_DIRECTION_
Starting with the first line below, extract each line through the one that contains "q9_c = [5.9, 7.3, 5.7, 5.7, 5.7, 9.4, 6.5, 6.9]", inclusive, excluding pictures.

◆ ◆ ◆ ◆

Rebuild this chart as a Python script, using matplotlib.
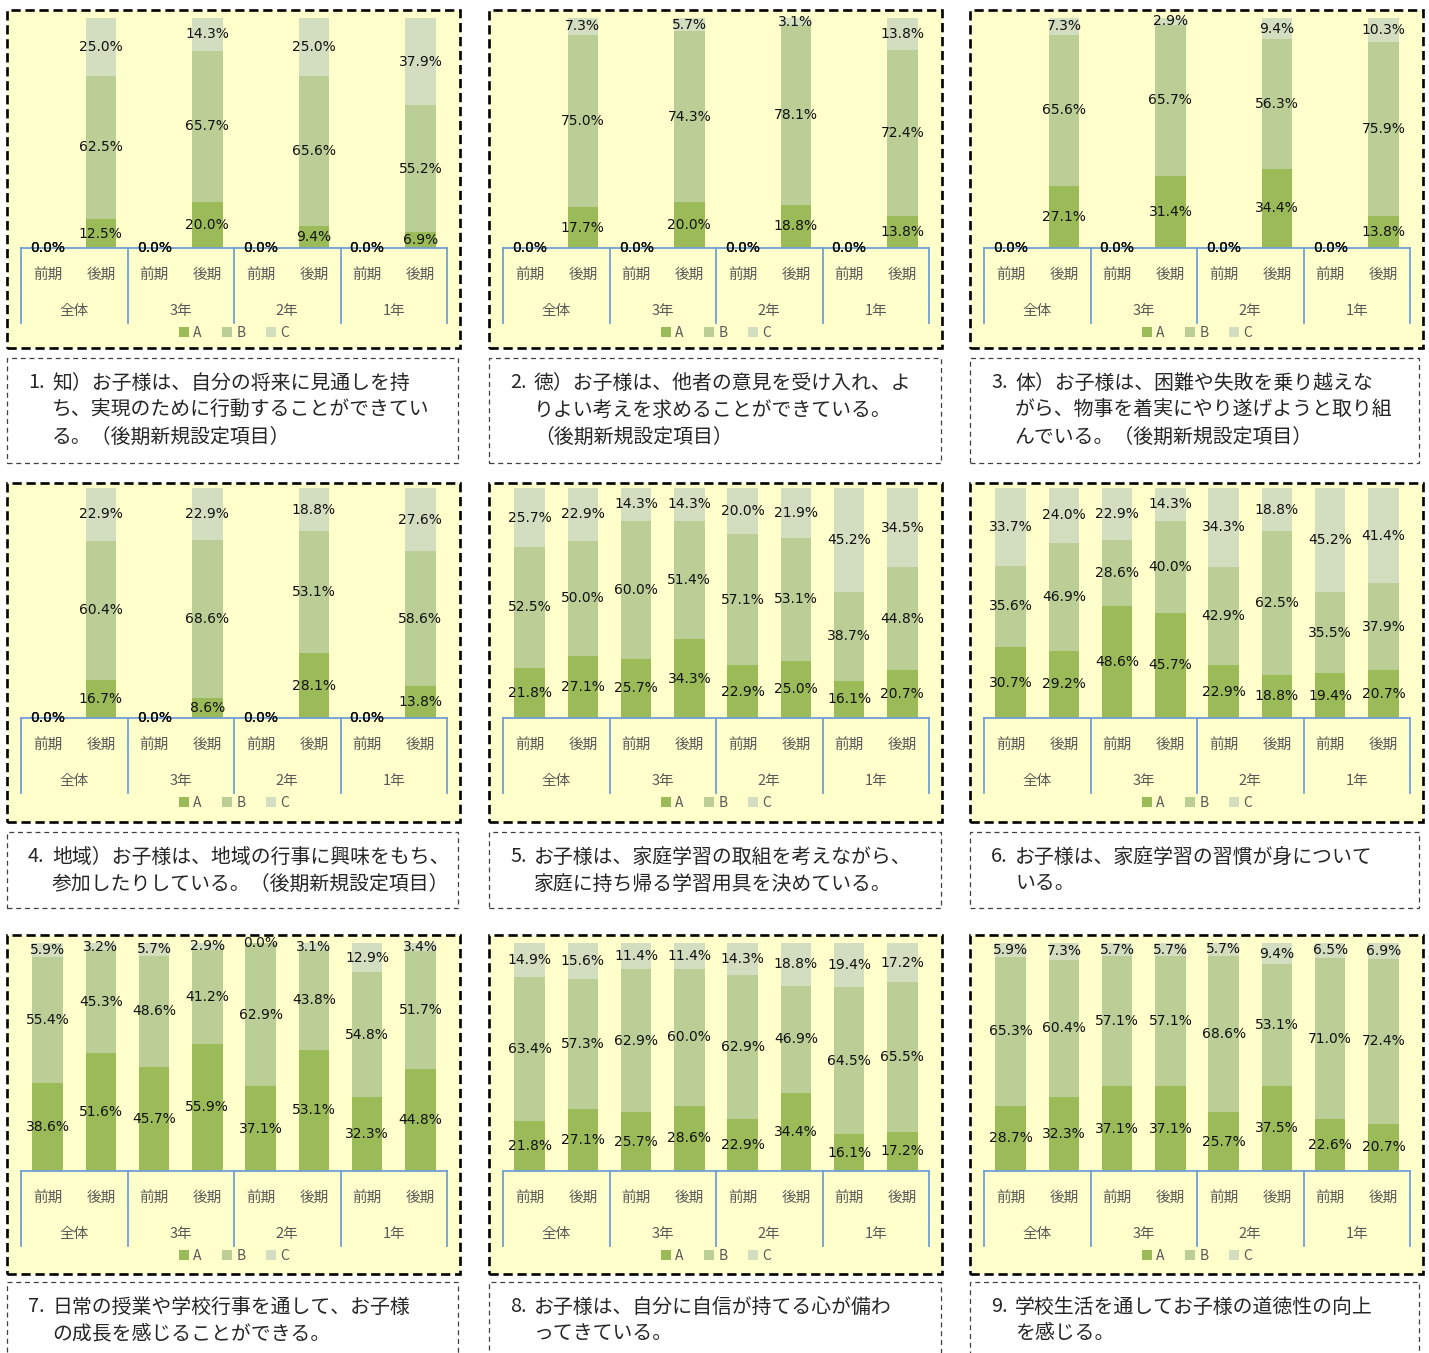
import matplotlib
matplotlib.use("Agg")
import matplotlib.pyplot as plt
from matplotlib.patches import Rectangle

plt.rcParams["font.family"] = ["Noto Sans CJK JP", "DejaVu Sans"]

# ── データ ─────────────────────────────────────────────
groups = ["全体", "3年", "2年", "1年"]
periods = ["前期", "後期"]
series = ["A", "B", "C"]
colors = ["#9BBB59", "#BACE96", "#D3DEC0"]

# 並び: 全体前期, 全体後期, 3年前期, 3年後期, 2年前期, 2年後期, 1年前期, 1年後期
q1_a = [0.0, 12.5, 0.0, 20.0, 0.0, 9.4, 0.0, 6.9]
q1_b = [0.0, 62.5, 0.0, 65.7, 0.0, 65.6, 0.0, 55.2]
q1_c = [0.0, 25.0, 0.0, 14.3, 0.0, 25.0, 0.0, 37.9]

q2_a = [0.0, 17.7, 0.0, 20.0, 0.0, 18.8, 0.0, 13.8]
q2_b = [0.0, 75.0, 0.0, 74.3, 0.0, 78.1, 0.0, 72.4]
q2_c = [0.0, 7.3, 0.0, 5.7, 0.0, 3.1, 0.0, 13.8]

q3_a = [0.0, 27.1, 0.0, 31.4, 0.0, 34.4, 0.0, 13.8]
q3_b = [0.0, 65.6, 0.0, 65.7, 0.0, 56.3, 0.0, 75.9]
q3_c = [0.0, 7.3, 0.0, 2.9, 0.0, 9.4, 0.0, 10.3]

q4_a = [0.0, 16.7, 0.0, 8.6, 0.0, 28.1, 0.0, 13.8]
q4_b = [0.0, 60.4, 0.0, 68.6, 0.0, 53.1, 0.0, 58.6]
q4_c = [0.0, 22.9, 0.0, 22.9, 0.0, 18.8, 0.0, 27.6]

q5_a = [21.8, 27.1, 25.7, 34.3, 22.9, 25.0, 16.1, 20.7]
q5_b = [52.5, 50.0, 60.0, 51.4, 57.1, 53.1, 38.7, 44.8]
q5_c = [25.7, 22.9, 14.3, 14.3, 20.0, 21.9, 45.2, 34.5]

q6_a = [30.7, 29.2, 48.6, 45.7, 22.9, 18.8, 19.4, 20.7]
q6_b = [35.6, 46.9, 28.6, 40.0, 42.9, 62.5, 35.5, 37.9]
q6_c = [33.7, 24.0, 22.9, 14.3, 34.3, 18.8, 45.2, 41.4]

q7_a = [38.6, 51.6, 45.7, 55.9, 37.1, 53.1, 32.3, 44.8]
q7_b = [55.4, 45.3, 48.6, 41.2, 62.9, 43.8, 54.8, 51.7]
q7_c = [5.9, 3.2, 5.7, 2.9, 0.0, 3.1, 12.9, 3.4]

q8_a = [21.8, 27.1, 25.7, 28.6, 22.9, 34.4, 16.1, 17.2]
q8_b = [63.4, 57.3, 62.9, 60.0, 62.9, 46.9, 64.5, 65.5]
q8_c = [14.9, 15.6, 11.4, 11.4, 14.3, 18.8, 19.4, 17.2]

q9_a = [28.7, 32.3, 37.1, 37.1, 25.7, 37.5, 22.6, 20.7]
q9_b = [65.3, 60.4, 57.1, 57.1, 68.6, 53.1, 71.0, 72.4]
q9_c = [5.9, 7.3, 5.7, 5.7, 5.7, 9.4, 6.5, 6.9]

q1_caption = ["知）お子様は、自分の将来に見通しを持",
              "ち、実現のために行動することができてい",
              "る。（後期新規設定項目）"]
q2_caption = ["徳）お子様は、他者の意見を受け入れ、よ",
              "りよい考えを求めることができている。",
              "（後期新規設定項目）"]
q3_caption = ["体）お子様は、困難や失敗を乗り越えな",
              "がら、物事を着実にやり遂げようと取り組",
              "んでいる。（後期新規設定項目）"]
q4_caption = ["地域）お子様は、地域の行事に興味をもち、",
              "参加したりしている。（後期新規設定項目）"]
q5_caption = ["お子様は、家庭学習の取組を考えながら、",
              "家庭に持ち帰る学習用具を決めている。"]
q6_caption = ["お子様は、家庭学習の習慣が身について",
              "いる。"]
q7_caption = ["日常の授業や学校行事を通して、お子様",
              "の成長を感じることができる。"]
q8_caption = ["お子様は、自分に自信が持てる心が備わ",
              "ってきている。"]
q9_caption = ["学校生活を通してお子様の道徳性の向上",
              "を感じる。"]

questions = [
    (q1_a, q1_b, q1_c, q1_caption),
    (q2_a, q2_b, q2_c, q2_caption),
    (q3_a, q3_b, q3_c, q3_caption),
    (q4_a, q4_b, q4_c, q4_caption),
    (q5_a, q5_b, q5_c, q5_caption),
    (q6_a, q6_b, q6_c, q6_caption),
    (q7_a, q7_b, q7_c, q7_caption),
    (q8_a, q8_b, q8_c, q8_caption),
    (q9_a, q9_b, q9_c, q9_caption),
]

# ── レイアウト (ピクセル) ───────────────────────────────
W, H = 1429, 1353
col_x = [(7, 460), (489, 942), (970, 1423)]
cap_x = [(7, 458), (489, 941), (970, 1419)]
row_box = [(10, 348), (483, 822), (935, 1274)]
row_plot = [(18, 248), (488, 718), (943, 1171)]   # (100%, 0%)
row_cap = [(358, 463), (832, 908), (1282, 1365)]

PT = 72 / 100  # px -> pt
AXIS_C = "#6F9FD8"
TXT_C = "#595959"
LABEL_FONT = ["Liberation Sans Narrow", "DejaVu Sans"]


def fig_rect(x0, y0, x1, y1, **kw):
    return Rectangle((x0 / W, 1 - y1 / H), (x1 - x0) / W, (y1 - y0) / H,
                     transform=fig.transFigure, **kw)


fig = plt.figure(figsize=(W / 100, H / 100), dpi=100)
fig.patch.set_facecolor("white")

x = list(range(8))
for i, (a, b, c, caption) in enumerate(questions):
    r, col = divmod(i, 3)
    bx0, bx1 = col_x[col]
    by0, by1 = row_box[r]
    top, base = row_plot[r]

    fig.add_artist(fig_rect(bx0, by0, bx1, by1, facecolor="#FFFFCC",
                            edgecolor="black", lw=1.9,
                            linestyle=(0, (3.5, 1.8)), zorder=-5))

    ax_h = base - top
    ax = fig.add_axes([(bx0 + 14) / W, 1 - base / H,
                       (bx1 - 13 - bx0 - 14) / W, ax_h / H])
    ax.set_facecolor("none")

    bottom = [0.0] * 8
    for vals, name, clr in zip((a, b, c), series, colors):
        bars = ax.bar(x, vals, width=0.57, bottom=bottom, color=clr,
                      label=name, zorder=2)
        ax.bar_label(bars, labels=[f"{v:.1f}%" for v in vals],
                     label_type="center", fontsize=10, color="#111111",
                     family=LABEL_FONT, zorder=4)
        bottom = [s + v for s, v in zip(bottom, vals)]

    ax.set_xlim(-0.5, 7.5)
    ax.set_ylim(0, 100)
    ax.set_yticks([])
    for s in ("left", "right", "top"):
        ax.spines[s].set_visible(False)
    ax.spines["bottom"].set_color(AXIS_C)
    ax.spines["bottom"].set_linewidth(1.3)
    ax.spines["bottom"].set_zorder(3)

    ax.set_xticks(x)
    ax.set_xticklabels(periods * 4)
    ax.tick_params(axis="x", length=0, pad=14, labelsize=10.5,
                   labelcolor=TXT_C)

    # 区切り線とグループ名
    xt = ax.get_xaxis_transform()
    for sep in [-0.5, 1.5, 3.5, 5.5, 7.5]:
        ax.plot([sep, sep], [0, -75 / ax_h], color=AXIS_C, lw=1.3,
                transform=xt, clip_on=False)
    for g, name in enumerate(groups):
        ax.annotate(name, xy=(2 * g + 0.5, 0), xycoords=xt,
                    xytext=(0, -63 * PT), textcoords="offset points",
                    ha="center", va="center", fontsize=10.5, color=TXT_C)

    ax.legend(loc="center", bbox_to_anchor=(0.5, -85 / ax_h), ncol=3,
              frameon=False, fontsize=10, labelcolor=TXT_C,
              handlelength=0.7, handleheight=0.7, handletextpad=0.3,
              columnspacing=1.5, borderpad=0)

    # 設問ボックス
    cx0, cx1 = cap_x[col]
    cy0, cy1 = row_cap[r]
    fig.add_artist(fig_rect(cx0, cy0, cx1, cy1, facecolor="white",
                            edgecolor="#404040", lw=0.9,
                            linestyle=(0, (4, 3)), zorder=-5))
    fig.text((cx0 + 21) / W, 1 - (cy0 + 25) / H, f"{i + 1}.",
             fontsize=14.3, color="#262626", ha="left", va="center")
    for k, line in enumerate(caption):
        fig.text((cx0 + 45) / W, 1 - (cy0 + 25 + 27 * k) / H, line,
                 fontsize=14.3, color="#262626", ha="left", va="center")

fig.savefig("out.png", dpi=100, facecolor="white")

◆ ◆ ◆ ◆

_EXERCISE SOLUTION_
Rebuild this chart as a Python script, using matplotlib.
import matplotlib
matplotlib.use("Agg")
import matplotlib.pyplot as plt
from matplotlib.patches import Rectangle

plt.rcParams["font.family"] = ["Noto Sans CJK JP", "DejaVu Sans"]

# ── データ ─────────────────────────────────────────────
groups = ["全体", "3年", "2年", "1年"]
periods = ["前期", "後期"]
series = ["A", "B", "C"]
colors = ["#9BBB59", "#BACE96", "#D3DEC0"]

# 並び: 全体前期, 全体後期, 3年前期, 3年後期, 2年前期, 2年後期, 1年前期, 1年後期
q1_a = [0.0, 12.5, 0.0, 20.0, 0.0, 9.4, 0.0, 6.9]
q1_b = [0.0, 62.5, 0.0, 65.7, 0.0, 65.6, 0.0, 55.2]
q1_c = [0.0, 25.0, 0.0, 14.3, 0.0, 25.0, 0.0, 37.9]

q2_a = [0.0, 17.7, 0.0, 20.0, 0.0, 18.8, 0.0, 13.8]
q2_b = [0.0, 75.0, 0.0, 74.3, 0.0, 78.1, 0.0, 72.4]
q2_c = [0.0, 7.3, 0.0, 5.7, 0.0, 3.1, 0.0, 13.8]

q3_a = [0.0, 27.1, 0.0, 31.4, 0.0, 34.4, 0.0, 13.8]
q3_b = [0.0, 65.6, 0.0, 65.7, 0.0, 56.3, 0.0, 75.9]
q3_c = [0.0, 7.3, 0.0, 2.9, 0.0, 9.4, 0.0, 10.3]

q4_a = [0.0, 16.7, 0.0, 8.6, 0.0, 28.1, 0.0, 13.8]
q4_b = [0.0, 60.4, 0.0, 68.6, 0.0, 53.1, 0.0, 58.6]
q4_c = [0.0, 22.9, 0.0, 22.9, 0.0, 18.8, 0.0, 27.6]

q5_a = [21.8, 27.1, 25.7, 34.3, 22.9, 25.0, 16.1, 20.7]
q5_b = [52.5, 50.0, 60.0, 51.4, 57.1, 53.1, 38.7, 44.8]
q5_c = [25.7, 22.9, 14.3, 14.3, 20.0, 21.9, 45.2, 34.5]

q6_a = [30.7, 29.2, 48.6, 45.7, 22.9, 18.8, 19.4, 20.7]
q6_b = [35.6, 46.9, 28.6, 40.0, 42.9, 62.5, 35.5, 37.9]
q6_c = [33.7, 24.0, 22.9, 14.3, 34.3, 18.8, 45.2, 41.4]

q7_a = [38.6, 51.6, 45.7, 55.9, 37.1, 53.1, 32.3, 44.8]
q7_b = [55.4, 45.3, 48.6, 41.2, 62.9, 43.8, 54.8, 51.7]
q7_c = [5.9, 3.2, 5.7, 2.9, 0.0, 3.1, 12.9, 3.4]

q8_a = [21.8, 27.1, 25.7, 28.6, 22.9, 34.4, 16.1, 17.2]
q8_b = [63.4, 57.3, 62.9, 60.0, 62.9, 46.9, 64.5, 65.5]
q8_c = [14.9, 15.6, 11.4, 11.4, 14.3, 18.8, 19.4, 17.2]

q9_a = [28.7, 32.3, 37.1, 37.1, 25.7, 37.5, 22.6, 20.7]
q9_b = [65.3, 60.4, 57.1, 57.1, 68.6, 53.1, 71.0, 72.4]
q9_c = [5.9, 7.3, 5.7, 5.7, 5.7, 9.4, 6.5, 6.9]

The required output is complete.